TORONTO - The Green Organic Dutchman Holdings Ltd.  (the "Company" or "TGOD") (TSX:TGOD) (US:TGODF), a leading producer of premium certified organic cannabis, is pleased to announce that it has entered into an agreement with a syndicate of underwriters led by Canaccord Genuity Corp. (the "Underwriters") pursuant to which the Underwriters have agreed to purchase, on a bought deal basis pursuant to the filing of a short form prospectus, an aggregate of 29,334,000 units (the "Units") at a price of $0.75 per Unit (the "Offering Price") for aggregate gross proceeds to the Company of approximately C$22.0 million (the "Offering").
 
Each Unit shall consist of one common share (each a "Common Share") and one-half of one common share purchase warrant of the Company (each whole such warrant, a "Warrant").

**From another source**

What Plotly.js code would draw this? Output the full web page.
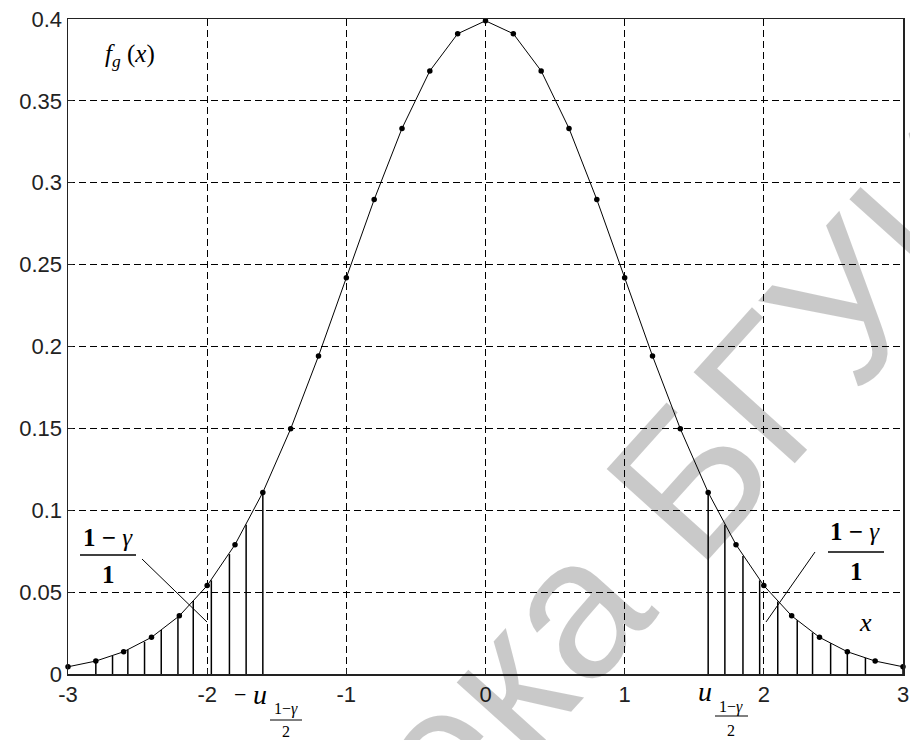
<!DOCTYPE html>
<html><head><meta charset="utf-8">
<script src="https://cdn.plot.ly/plotly-3.0.1.min.js"></script>
<style>html,body{margin:0;padding:0;background:#fff}#chart{width:910px;height:740px}</style>
</head><body><div id="chart"></div>
<script>
// ---- data ----
const xDots = [-3,-2.8,-2.6,-2.4,-2.2,-2,-1.8,-1.6,-1.4,-1.2,-1,-0.8,-0.6,-0.4,-0.2,0,0.2,0.4,0.6,0.8,1,1.2,1.4,1.6,1.8,2,2.2,2.4,2.6,2.8,3];
const yDots = [0.0044,0.0079,0.0136,0.0224,0.0355,0.0540,0.0790,0.1109,0.1497,0.1942,0.2420,0.2897,0.3332,0.3683,0.3910,0.3989,0.3910,0.3683,0.3332,0.2897,0.2420,0.1942,0.1497,0.1109,0.0790,0.0540,0.0355,0.0224,0.0136,0.0079,0.0044];
const hatchLeftX  = [-2.8,-2.68,-2.57,-2.45,-2.33,-2.21,-2.1,-1.97,-1.84,-1.72,-1.6];
const hatchLeftY  = [0.0079,0.0110,0.0148,0.0197,0.0268,0.0348,0.0446,0.0572,0.0732,0.0912,0.1109];
const hatchRightX = [1.6,1.72,1.85,1.97,2.1,2.24,2.35,2.48,2.6,2.73,3];
const hatchRightY = [0.1109,0.0912,0.0720,0.0572,0.0442,0.0328,0.0253,0.0188,0.0136,0.0098,0.0044];
const xTickVals = [-3,-2,-1,0,1,2,3];
const xTickText = ['-3','-2','-1','0','1','2','3'];
const yTickVals = [0,0.05,0.1,0.15,0.2,0.25,0.3,0.35,0.4];
const yTickText = ['0','0.05','0.1','0.15','0.2','0.25','0.3','0.35','0.4'];
const watermarkText = 'Библиотека БГУИР';

// ---- build hatch segments from arrays ----
function segs(xs, ys){
  const X=[],Y=[];
  xs.forEach((x,i)=>{X.push(x,x,null);Y.push(0,ys[i],null);});
  return {X,Y};
}
const hl = segs(hatchLeftX, hatchLeftY);
const hr = segs(hatchRightX, hatchRightY);

const traces = [
  {x: hl.X, y: hl.Y, mode:'lines', line:{color:'#000', width:1.5}, hoverinfo:'skip', showlegend:false},
  {x: hr.X, y: hr.Y, mode:'lines', line:{color:'#000', width:1.5}, hoverinfo:'skip', showlegend:false},
  {x: xDots, y: yDots, mode:'lines+markers', line:{color:'#000', width:1},
   marker:{color:'#000', size:5.5}, cliponaxis:false, showlegend:false}
];

// pixel -> paper helpers (layout positions only)
const L=68, T=19, W=835, H=655;
const px = v => (v-L)/W;
const py = v => (T+H-v)/H;
const serif = 'Liberation Serif, Times New Roman, serif';
function txt(text, x, y, size, extra){
  return Object.assign({text, x:px(x), y:py(y), xref:'paper', yref:'paper', showarrow:false,
    xanchor:'center', yanchor:'middle', font:{family:serif, size, color:'#000'}}, extra||{});
}
function seg(x0,y0,x1,y1,w){
  return {type:'line', xref:'paper', yref:'paper', x0:px(x0), y0:py(y0), x1:px(x1), y1:py(y1),
    line:{color:'#000', width:w||1}};
}

const annotations = [
  // watermark (drawn semi-transparent so the chart shows through)
  {text: watermarkText, x:px(480), y:py(710), xref:'paper', yref:'paper', showarrow:false,
   xanchor:'center', yanchor:'middle', textangle:-48,
   font:{family:'Liberation Sans, Arial, sans-serif', size:198, color:'rgba(0,0,0,0.21)'}},
  txt('<i>f</i><sub><i>g</i></sub> (<i>x</i>)', 130, 55, 25),
  // left fraction
  txt('<b>1</b> <b>−</b> <i>γ</i>', 108, 537, 25),
  txt('<b>1</b>', 108, 574, 25),
  // right fraction
  txt('<b>1</b> <b>−</b> <i>γ</i>', 855, 531, 25),
  txt('<b>1</b>', 856, 571, 25),
  txt('<i>x</i>', 865, 622, 26),
  // left quantile label
  txt('−', 240, 695, 22),
  txt('<i>u</i>', 260, 694, 28),
  txt('1−<i>γ</i>', 286, 709, 16),
  txt('2', 286, 731, 16),
  // right quantile label
  txt('<i>u</i>', 705, 691, 28),
  txt('1−<i>γ</i>', 731, 707, 16),
  txt('2', 731, 730, 16)
];

const shapes = [
  seg(80,555,136,555,1.5),
  seg(142,559,207,622,1),
  seg(828,552,884,552,1.5),
  seg(815,552,766,622,1),
  seg(270,720,302,720,1),
  seg(715,716,748,716,1)
];

const axisFont = {family:'Liberation Sans, Arial, sans-serif', size:22, color:'#222'};
const layout = {
  width:910, height:740,
  margin:{l:L, r:910-L-W, t:T, b:740-T-H, pad:0},
  paper_bgcolor:'#fff', plot_bgcolor:'#fff',
  showlegend:false,
  xaxis:{range:[-3,3], tickvals:xTickVals, ticktext:xTickText, tickfont:axisFont,
    showgrid:true, gridcolor:'#000', gridwidth:1, griddash:'7px,4px',
    showline:true, linecolor:'#222', linewidth:1.5, mirror:true,
    ticks:'inside', ticklen:5, tickcolor:'#222', zeroline:false, fixedrange:true},
  yaxis:{range:[0,0.4], tickvals:yTickVals, ticktext:yTickText, tickfont:axisFont,
    showgrid:true, gridcolor:'#000', gridwidth:1, griddash:'7px,4px',
    showline:true, linecolor:'#222', linewidth:1.5, mirror:true,
    ticks:'inside', ticklen:5, tickcolor:'#222', zeroline:false, fixedrange:true},
  annotations, shapes
};

Plotly.newPlot('chart', traces, layout, {displayModeBar:false, staticPlot:true});
</script>
</body></html>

Each Warrant shall be exercisable to acquire one common share of the Company for a period of 36 months from closing of the transaction at an exercise price of C$1.00 per Warrant.
 
The Company has granted the Underwriter an option (the "Over-Allotment Option") to purchase up to an additional 4,400,100 Units at a price of C$0.75 per Unit, exercisable at any time, for a period of 30 days after and including the Closing Date, which, if exercised, would result in additional proceeds of up to approximately $3.3 million. The Over-Allotment Option is exercisable to acquire Units, Common Shares and/or Warrants (or any combination thereof) at the discretion of the Underwriters.
 
The Units will be offered by way of a short form prospectus to be filed in all provinces of Canada except Quebec. The Offering is expected to close on December 17, 2019 and is subject to certain conditions including, but not limited to, the receipt of all necessary regulatory and stock exchange approvals, including the approval of the TSX and the applicable securities regulatory authorities.
 
The Company will use best efforts to obtain the necessary approvals to list the Common Shares and the Common Shares issuable upon exercise of the Warrants on the Toronto Stock Exchange ("TSX").
 
The Offering provides the Company with more capital advanced on closing and is less dilutive than the previously announced convertible note term sheet, which was structured with a series of conditional tranches and is no longer being pursued by the Company. The company continues towards finalizing the mortgage loan arrangement and the sale and leaseback of the energy centre at its Ancaster facility that were also previously announced.
 
TGOD intends to use the proceeds of the Offering to complete construction of its processing facility at Ancaster and for general corporate purposes.